Whether you’re looking at the first big hurdle of delegation or feel like you’re further ahead in the Big Race to Success, It’s essential to take a beat and refresh our minds about our own ability or lack thereof to focus our human brains. The average person achieves a measly 2-3 hours of actual work every day, when you consider the societal archetype of working 9 to 5, 5 days a week, that quickly clocks up to an eye-watering 25 hours a week of completely WASTED time.

 

Get real on the big vision 

Now, let’s think through this lens of exorbitant time disappearing into the ether. Visualise your big, dreamy plans for the empire you’re building right now. Using this rough calculation of about 15 or so hours a week to get to this goal (assuming all 52 of your work weeks a year run exactly as planned), how long will it take you to get to where you want to be?

Compare that to your current timeline or that big goal you have written on a post-it note on your office wall. Are you the sort of person who has a scoped out 5-year plan?
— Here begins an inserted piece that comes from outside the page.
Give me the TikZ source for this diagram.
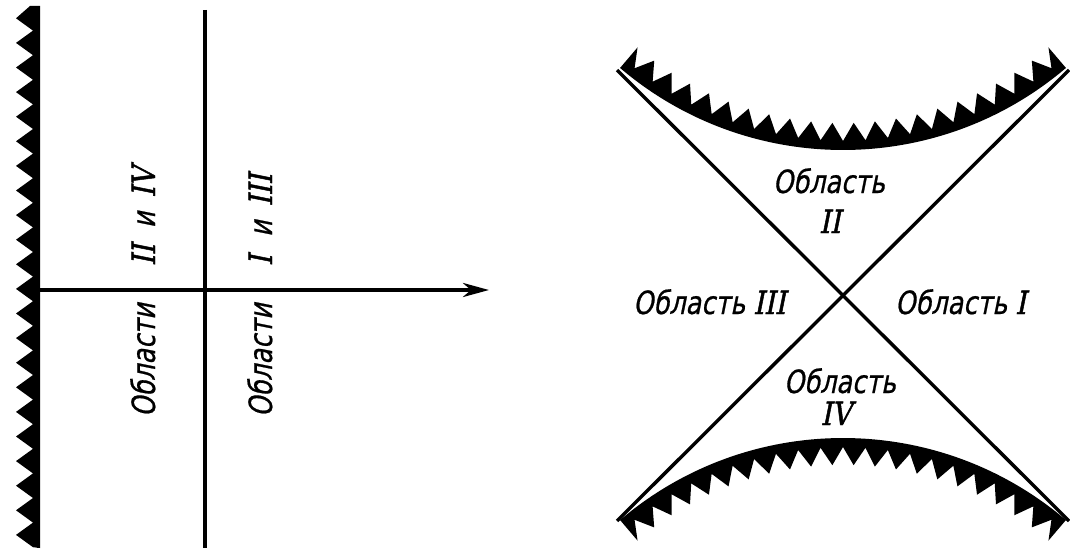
\documentclass[tikz,border=0pt]{standalone}
\usepackage{fontspec}
\newfontfamily\gost[FakeStretch=0.8,FakeSlant=0.2,FakeBold=0.6]{DejaVu Sans}
\newfontfamily\rom[FakeStretch=0.85,FakeSlant=0.2,FakeBold=1.5]{DejaVu Serif}
\usetikzlibrary{arrows.meta}
\begin{document}
\begin{tikzpicture}[x=1pt,y=-1pt,
  axis/.style={line width=4pt},
  cone/.style={line width=3.4pt},
  lbl/.style={font=\gost\fontsize{32}{36}\selectfont, inner sep=0pt},
  band/.style={fill=black}]
\useasboundingbox (0,0) rectangle (1070,551);

% ---------- left diagram ----------
\coordinate (wallTop) at (38,6);
\coordinate (wallBot) at (38,548);
\coordinate (axL) at (38,290);
\coordinate (axR) at (489,290);
\coordinate (vTop) at (205,10);
\coordinate (vBot) at (205,548);

% serrated wall
\fill (40,6) -- (30,6)
  \foreach \i in {0,...,21}{
    -- (16,{6+(\i+0.5)*24.6}) -- (33,{6+(\i+1)*24.6})
  } -- (40,548) -- cycle;
\draw[line width=2.5pt] (wallTop) -- (wallBot);

\draw[axis] (vTop) -- (vBot);
\draw[axis,-{Stealth[length=26pt,width=14pt,inset=8pt]}] (axL) -- (axR);

\node[lbl,rotate=90,anchor=base west] (t1) at (155,417) {Области};
\node[lbl,rotate=90,anchor=base west] (t2) at (155,266) {{\rom II} \hspace{8pt}и \hspace{6pt}{\rom IV}};
\node[lbl,rotate=90,anchor=base west] (t3) at (272,417) {Области};
\node[lbl,rotate=90,anchor=base west] (t4) at (272,266) {{\rom I} \hspace{10pt}и \hspace{6pt}{\rom III}};

% ---------- right diagram ----------
\coordinate (C) at (843,295);
\coordinate (UL) at (617,70);
\coordinate (UR) at (1069,70);
\coordinate (LL) at (617,521);
\coordinate (LR) at (1069,521);

\draw[cone] (UL) -- (LR);
\draw[cone] (UR) -- (LL);

% upper serrated arc (centre (843,-194), radius 344)
\fill[band] ({843+344*cos(49.6)},{-194+344*sin(49.6)}) arc[start angle=49.6,end angle=130.4,radius=344]
  \foreach \i in {0,...,20}{
    -- ({843+317*cos(130.4-\i*3.848)},{-194+317*sin(130.4-\i*3.848)})
    -- ({843+335*cos(130.4-(\i+0.5)*3.848)},{-194+335*sin(130.4-(\i+0.5)*3.848)})
  } -- ({843+317*cos(49.6)},{-194+317*sin(49.6)}) -- cycle;

% lower serrated arc (centre (843,782), radius 344)
\fill[band] ({843+344*cos(229.6)},{782+344*sin(229.6)}) arc[start angle=229.6,end angle=310.4,radius=344]
  \foreach \i in {0,...,20}{
    -- ({843+317*cos(310.4-\i*3.848)},{782+317*sin(310.4-\i*3.848)})
    -- ({843+335*cos(310.4-(\i+0.5)*3.848)},{782+335*sin(310.4-(\i+0.5)*3.848)})
  } -- ({843+317*cos(229.6)},{782+317*sin(229.6)}) -- cycle;

\node[lbl,anchor=base] (r2a) at (829,193) {Область};
\node[lbl,anchor=base] (r2b) at (830,233) {\rom II};
\node[lbl,anchor=base west] (r3) at (633,314) {Область {\rom III}};
\node[lbl,anchor=base west] (r1) at (895,314) {Область {\rom I}};
\node[lbl,anchor=base] (r4a) at (840,393) {Область};
\node[lbl,anchor=base] (r4b) at (836,425) {\rom IV};
\end{tikzpicture}
\end{document}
Or are you more fly-by-the-seat-of-your-pants like Julia Roberts in Pretty Woman?

Can you see where the disconnect is?

Like it or not, the only way to get to your vision goal point fast is by getting more hands to make lighter work of it all. This is WHY I strongly believe we women need to get better at the art of delegation.

Yes, it goes against our programming to be good, responsible girls.

Yes, it means not everything will be to your standard of perfect.

Yes, it will mean you need to spend money to make money.

If you just read this and it brought up a reactionary feeling of resistance, let me ask you this. 

Are you happy extending your timeline towards success by X5 or X10? 

How old will you be then?

How will that alter your expectations for where you want to be at these ages?

 

 

When we have made peace with the reality that being a CEO must include leading other people and letting go of 100% control over your business, it’s time for us to think some more. But this time, on the practical side of it all.

 

Pobodies nerfect sweetheart

Chances are you are already pretty self-aware about what types of tasks you’re not that great at. We all have our strong suits and areas of weakness. This is a fabulous way to begin feeling more comfortable about spending money to make money. Start by delegating the bits you are not naturally the best at first. One of the first things I decided I had to delegate early on in my business was my accounts. I only came to this realisation after staying late in my studio and crying while trying to understand a frustrating online tax return for about 3 hours. 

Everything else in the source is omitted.